I know we can always just turn the Bionic into a Hotspot and connect the Netbook/Laptop that way, but just thought this would be a cool way to show off the Webtop ability to others.

Any thoughts?


----------



## runandhide05 (Sep 20, 2011)

hacku said:


> So I was just looking at the two LapDocks that are going to be available for the new Droid 4, and noticed that the cheaper one is a small 10.1" screen and the phone doesn't actually dock on the LapDock. All it has is the HDMI cable to plug the phone into and it sits on the desk.
> 
> So I was thinking, since we have the Webtop hack to where we don't have to have the phone plugged into the HD dock to use it's Webtop ability, couldn't we just buy a Micro HDMI to USB cable (http://www.amazon.com/Micro-Motorola-plated-Antenna-Booster/dp/B004FOHL04) and use that with either a Netbook or a Laptop?
> 
> ...


I know that's labeled as hdmi to usb, but that is just a micro hdmi to hdmi.

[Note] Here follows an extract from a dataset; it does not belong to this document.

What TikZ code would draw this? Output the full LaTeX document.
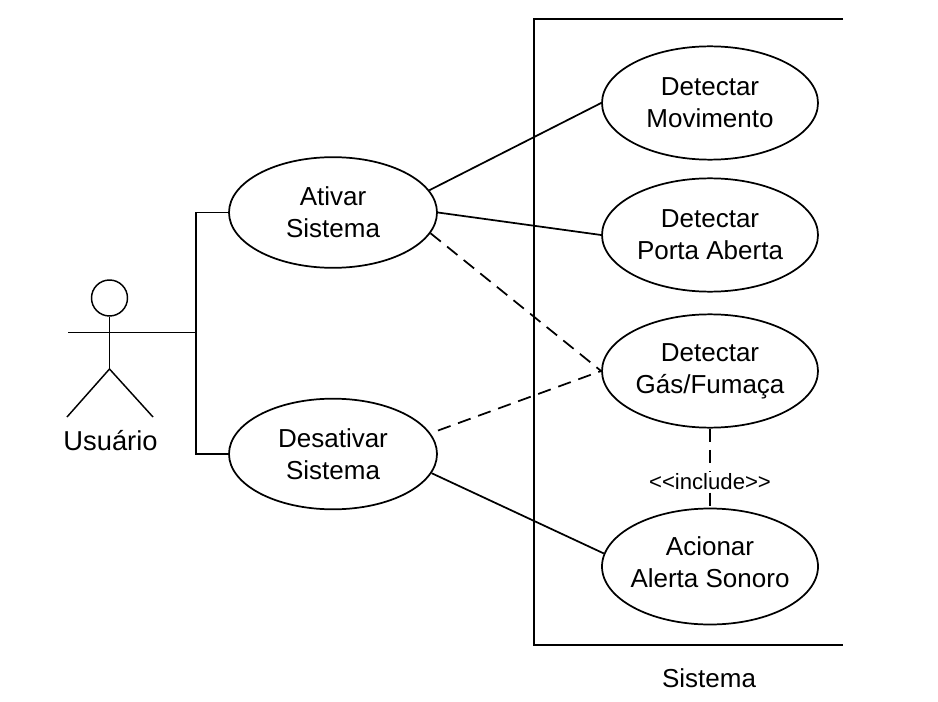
\documentclass[tikz,border=0pt]{standalone}
\usepackage{fontspec}
\usepackage{tikz}
\usetikzlibrary{shapes.geometric}
\setmainfont{Liberation Sans}
\newcommand\mytextsize{\fontsize{19.5}{24}\selectfont}
\tikzset{
	usecase/.style 2 args = {draw, ellipse, inner sep=-10pt, minimum width=#1, minimum height=#2, line width=1.3pt, align=center, font=\mytextsize},
	link/.style = {line width=1.3pt},
	dashlink/.style = {line width=1.3pt, dash pattern=on 10pt off 6pt},
	limb/.style = {line width=1.1pt}
}

\begin{document}
\begin{tikzpicture}[x=0.75pt, y=-0.75pt]
	\useasboundingbox (0,0) rectangle (938,702);
	\draw[link] (843,19) -- (534,19) -- (534,645) -- (843,645);
	\node at (709,678) (sistema) [font=\mytextsize] {Sistema};

	\node at (333,212.5) (ativar) [usecase={156pt}{83pt}] {Ativar\\Sistema\rule[-1pt]{0pt}{1pt}};
	\node at (333,454) (desativar) [usecase={156pt}{83pt}] {Desativar\\Sistema};
	\node at (710,103) (movimento) [usecase={162pt}{85pt}] {Detectar\\Movimento};
	\node at (710,235) (porta) [usecase={162pt}{85pt}] {Detectar\\Porta Aberta};
	\node at (710,371) (gas) [usecase={162pt}{85pt}] {Detectar\\Gás/Fumaça};
	\node at (710,566.5) (acionar) [usecase={162pt}{87pt}] {Acionar\\Alerta Sonoro\rule[-6pt]{0pt}{6pt}};

	\node at (109.5,298) (head) [draw, circle, inner sep=0pt, minimum size=27pt, line width=1.1pt] {};
	\coordinate (hand) at (68,332.5);
	\coordinate (junction) at (196,332.5);
	\coordinate (hip) at (109.5,369);
	\coordinate (footleft) at (67,417);
	\coordinate (footright) at (153,417);
	\node at (110.5,441) (usuario) [font=\fontsize{20.5}{24}\selectfont] {Usuário};
	\draw[limb] (head) -- (hip);
	\draw[limb] (footleft) -- (hip) -- (footright);
	\draw[link] (hand) -- (junction);

	\draw[link] (ativar.west) -| (junction) |- (desativar.west);
	\draw[link] (ativar.13) -- (movimento.west);
	\draw[link] (ativar.east) -- (porta.west);
	\draw[link] (desativar.-11) -- (acionar.173);
	\draw[dashlink] (ativar.-12) -- (gas.west);
	\draw[dashlink, shorten <=6pt] (desativar.12) -- (gas.west);
	\draw[dashlink] (gas.south) -- (acionar.north) node[pos=0.67, fill=white, inner sep=1pt, font=\fontsize{16.6}{20}\selectfont] (includelabel) {<{}<include>{}>};
\end{tikzpicture}
\end{document}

Sent from my DROID BIONIC using Tapatalk


----------



## hacku (Jul 14, 2011)

Hmmm... I only looked at the first pic and you are correct.


----------



## runandhide05 (Sep 20, 2011)

hacku said:


> Hmmm... I only looked at the first pic and you are correct.


Do u want a lapdock, cause I have the bionic one that I do not use anymore, its not the 100, but the original one for the bionic

Sent from my DROID BIONIC using Tapatalk


----------



## G8orDroid (Aug 12, 2011)

hacku said:


> So I was just looking at the two LapDocks that are going to be available for the new Droid 4, and noticed that the cheaper one is a small 10.1" screen and the phone doesn't actually dock on the LapDock. All it has is the HDMI cable to plug the phone into and it sits on the desk.
> 
> So I was thinking, since we have the Webtop hack to where we don't have to have the phone plugged into the HD dock to use it's Webtop ability, couldn't we just buy a Micro HDMI to USB cable (http://www.amazon.co...r/dp/B004FOHL04) and use that with either a Netbook or a Laptop?
> 
> ...


Maybe I'm missing something (probably am), but exactly how is connecting the Bionic to a netbook or laptop going to allow use of the webtop? I can see getting the screen to display the webtop, but how are you going to remap the keyboard and touchpad to control the webtop?


----------



## dB Zac (Oct 10, 2011)

that would be the problem. you would have to use a bluetooth keyboard or the on screen keyboard. really no point


----------



## cyberLURKER (Jul 25, 2011)

Here is another twist.
What about turning our Bio's into a webtablet. 
Could we connect our DB via webdock to a touch screen? 
Thereby using it to power a Quazitablet


----------



## harajyuks (Oct 3, 2011)

cyberLURKER said:


> Here is another twist.
> What about turning our Bio's into a webtablet.
> Could we connect our DB via webdock to a touch screen?
> Thereby using it to power a Quazitablet


lol... talk about science fiction... but i like you imagination still. but that would give the same problem

Sent from my DROID BIONIC using Tapatalk


----------